Transcribe every line exactly and omit anything that is a picture.

● RAW DATA:
▼

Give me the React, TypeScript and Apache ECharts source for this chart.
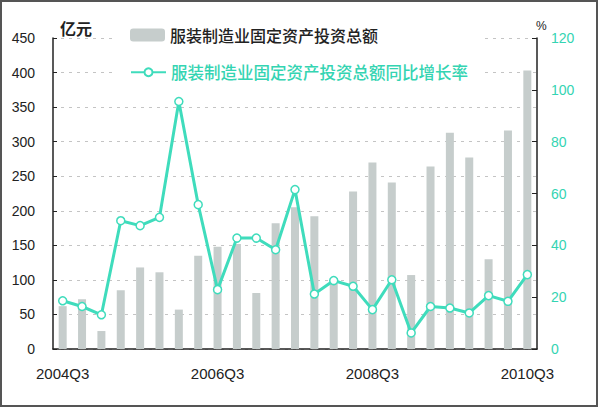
import React, { useEffect, useRef } from "react";
import * as echarts from "echarts";

const categories = [
  "2004Q3", "2004Q4", "2005Q1", "2005Q2", "2005Q3", "2005Q4", "2006Q1", "2006Q2",
  "2006Q3", "2006Q4", "2007Q1", "2007Q2", "2007Q3", "2007Q4", "2008Q1", "2008Q2",
  "2008Q3", "2008Q4", "2009Q1", "2009Q2", "2009Q3", "2009Q4", "2010Q1", "2010Q2",
  "2010Q3",
];
const amount = [62, 72, 26, 85, 118, 111, 57, 135, 148, 152, 81, 182, 205, 192, 100, 228, 270, 241, 107, 264, 313, 277, 130, 316, 403];
const growth = [18.6, 16.4, 13.2, 49.5, 47.6, 50.8, 95.5, 55.7, 22.9, 42.8, 42.8, 38.3, 61.5, 21.2, 26.4, 24.2, 15.2, 26.7, 6.2, 16.4, 15.8, 13.9, 20.6, 18.4, 28.7];

const barName = "服装制造业固定资产投资总额";
const lineName = "服装制造业固定资产投资总额同比增长率";

const TEAL = "#3fdcbc";
const TEAL_TEXT = "#34d4b2";
const BAR = "#c6cdcc";
const FONT = "'Liberation Sans', Arial, sans-serif";
const CJK = "'Noto Sans CJK SC', sans-serif";

export default function App() {
  const ref = useRef<HTMLDivElement>(null);
  useEffect(() => {
    if (!ref.current) return;
    const chart = echarts.init(ref.current, undefined, { renderer: "svg" });
    chart.setOption({
      animation: false,
      backgroundColor: "#fff",
      grid: { left: 53, right: 63, top: 38, bottom: 60 },
      graphic: [
        {
          type: "rect",
          z: 1,
          shape: { x: 112, y: 20, width: 370, height: 64 },
          style: { fill: "#fff" },
        },
        {
          type: "rect",
          z: 10,
          shape: { x: 1, y: 1, width: 596, height: 405 },
          style: { fill: "none", stroke: "#555", lineWidth: 2 },
        },
        {
          type: "text",
          z: 10,
          x: 60,
          y: 20,
          style: { text: "亿元", font: `bold 16px ${CJK}`, fill: "#222" },
        },
        {
          type: "text",
          z: 10,
          x: 536,
          y: 20,
          style: { text: "%", font: `12px ${FONT}`, fill: "#222" },
        },
      ],
      legend: [
        {
          data: [barName],
          left: 125,
          top: 22,
          z: 5,
          itemWidth: 35,
          itemHeight: 13,
          itemGap: 6,
          textStyle: { fontSize: 16, fontWeight: 500, color: "#222", fontFamily: CJK },
        },
        {
          data: [lineName],
          left: 125,
          top: 59,
          z: 5,
          itemWidth: 35,
          itemHeight: 10,
          textStyle: { fontSize: 16.5, fontWeight: 500, color: TEAL_TEXT, fontFamily: CJK },
        },
      ],
      xAxis: {
        type: "category",
        data: categories,
        boundaryGap: true,
        axisLine: { lineStyle: { color: "#222", width: 1.5 } },
        axisTick: { inside: true, interval: 1, alignWithLabel: false, length: 4, lineStyle: { color: "#222" } },
        axisLabel: { interval: 7, margin: 17, fontSize: 15, color: "#222", fontFamily: FONT },
        splitLine: { show: false },
      },
      yAxis: [
        {
          type: "value",
          min: 0,
          max: 450,
          interval: 50,
          axisLine: { show: true, lineStyle: { color: "#222", width: 1.5 } },
          axisTick: { show: true, inside: true, length: 4, lineStyle: { color: "#222" } },
          axisLabel: { margin: 18, fontSize: 14, color: "#222", fontFamily: FONT },
          splitLine: { show: true, lineStyle: { color: "#c4c4c4", type: [3, 5], width: 1.2 } },
        },
        {
          type: "value",
          min: 0,
          max: 120,
          interval: 20,
          position: "right",
          axisLine: { show: true, lineStyle: { color: "#222", width: 1.5 } },
          axisTick: { show: true, inside: true, length: 5, lineStyle: { color: "#222" } },
          axisLabel: { margin: 14, fontSize: 14, color: TEAL_TEXT, fontFamily: FONT },
          splitLine: { show: false },
        },
      ],
      series: [
        {
          name: barName,
          type: "bar",
          data: amount,
          barWidth: 8,
          itemStyle: { color: BAR },
          z: 2,
        },
        {
          name: lineName,
          type: "line",
          yAxisIndex: 1,
          data: growth,
          symbol: "circle",
          symbolSize: 8,
          showAllSymbol: true,
          lineStyle: { color: TEAL, width: 3 },
          itemStyle: { color: "#fff", borderColor: TEAL, borderWidth: 1.5 },
          z: 3,
        },
      ],
    });
    return () => chart.dispose();
  }, []);
  return (
    <div
      ref={ref}
      style={{ position: "fixed", left: 0, top: 0, width: 600, height: 409 }}
    />
  );
}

▲

● RESULT:
Give me the React, TypeScript and Apache ECharts source for this chart.
import React, { useEffect, useRef } from "react";
import * as echarts from "echarts";

const categories = [
  "2004Q3", "2004Q4", "2005Q1", "2005Q2", "2005Q3", "2005Q4", "2006Q1", "2006Q2",
  "2006Q3", "2006Q4", "2007Q1", "2007Q2", "2007Q3", "2007Q4", "2008Q1", "2008Q2",
  "2008Q3", "2008Q4", "2009Q1", "2009Q2", "2009Q3", "2009Q4", "2010Q1", "2010Q2",
  "2010Q3",
];
const amount = [62, 72, 26, 85, 118, 111, 57, 135, 148, 152, 81, 182, 205, 192, 100, 228, 270, 241, 107, 264, 313, 277, 130, 316, 403];
const growth = [18.6, 16.4, 13.2, 49.5, 47.6, 50.8, 95.5, 55.7, 22.9, 42.8, 42.8, 38.3, 61.5, 21.2, 26.4, 24.2, 15.2, 26.7, 6.2, 16.4, 15.8, 13.9, 20.6, 18.4, 28.7];

const barName = "服装制造业固定资产投资总额";
const lineName = "服装制造业固定资产投资总额同比增长率";

const TEAL = "#3fdcbc";
const TEAL_TEXT = "#34d4b2";
const BAR = "#c6cdcc";
const FONT = "'Liberation Sans', Arial, sans-serif";
const CJK = "'Noto Sans CJK SC', sans-serif";

export default function App() {
  const ref = useRef<HTMLDivElement>(null);
  useEffect(() => {
    if (!ref.current) return;
    const chart = echarts.init(ref.current, undefined, { renderer: "svg" });
    chart.setOption({
      animation: false,
      backgroundColor: "#fff",
      grid: { left: 53, right: 63, top: 38, bottom: 60 },
      graphic: [
        {
          type: "rect",
          z: 1,
          shape: { x: 112, y: 20, width: 370, height: 64 },
          style: { fill: "#fff" },
        },
        {
          type: "rect",
          z: 10,
          shape: { x: 1, y: 1, width: 596, height: 405 },
          style: { fill: "none", stroke: "#555", lineWidth: 2 },
        },
        {
          type: "text",
          z: 10,
          x: 60,
          y: 20,
          style: { text: "亿元", font: `bold 16px ${CJK}`, fill: "#222" },
        },
        {
          type: "text",
          z: 10,
          x: 536,
          y: 20,
          style: { text: "%", font: `12px ${FONT}`, fill: "#222" },
        },
      ],
      legend: [
        {
          data: [barName],
          left: 125,
          top: 22,
          z: 5,
          itemWidth: 35,
          itemHeight: 13,
          itemGap: 6,
          textStyle: { fontSize: 16, fontWeight: 500, color: "#222", fontFamily: CJK },
        },
        {
          data: [lineName],
          left: 125,
          top: 59,
          z: 5,
          itemWidth: 35,
          itemHeight: 10,
          textStyle: { fontSize: 16.5, fontWeight: 500, color: TEAL_TEXT, fontFamily: CJK },
        },
      ],
      xAxis: {
        type: "category",
        data: categories,
        boundaryGap: true,
        axisLine: { lineStyle: { color: "#222", width: 1.5 } },
        axisTick: { inside: true, interval: 1, alignWithLabel: false, length: 4, lineStyle: { color: "#222" } },
        axisLabel: { interval: 7, margin: 17, fontSize: 15, color: "#222", fontFamily: FONT },
        splitLine: { show: false },
      },
      yAxis: [
        {
          type: "value",
          min: 0,
          max: 450,
          interval: 50,
          axisLine: { show: true, lineStyle: { color: "#222", width: 1.5 } },
          axisTick: { show: true, inside: true, length: 4, lineStyle: { color: "#222" } },
          axisLabel: { margin: 18, fontSize: 14, color: "#222", fontFamily: FONT },
          splitLine: { show: true, lineStyle: { color: "#c4c4c4", type: [3, 5], width: 1.2 } },
        },
        {
          type: "value",
          min: 0,
          max: 120,
          interval: 20,
          position: "right",
          axisLine: { show: true, lineStyle: { color: "#222", width: 1.5 } },
          axisTick: { show: true, inside: true, length: 5, lineStyle: { color: "#222" } },
          axisLabel: { margin: 14, fontSize: 14, color: TEAL_TEXT, fontFamily: FONT },
          splitLine: { show: false },
        },
      ],
      series: [
        {
          name: barName,
          type: "bar",
          data: amount,
          barWidth: 8,
          itemStyle: { color: BAR },
          z: 2,
        },
        {
          name: lineName,
          type: "line",
          yAxisIndex: 1,
          data: growth,
          symbol: "circle",
          symbolSize: 8,
          showAllSymbol: true,
          lineStyle: { color: TEAL, width: 3 },
          itemStyle: { color: "#fff", borderColor: TEAL, borderWidth: 1.5 },
          z: 3,
        },
      ],
    });
    return () => chart.dispose();
  }, []);
  return (
    <div
      ref={ref}
      style={{ position: "fixed", left: 0, top: 0, width: 600, height: 409 }}
    />
  );
}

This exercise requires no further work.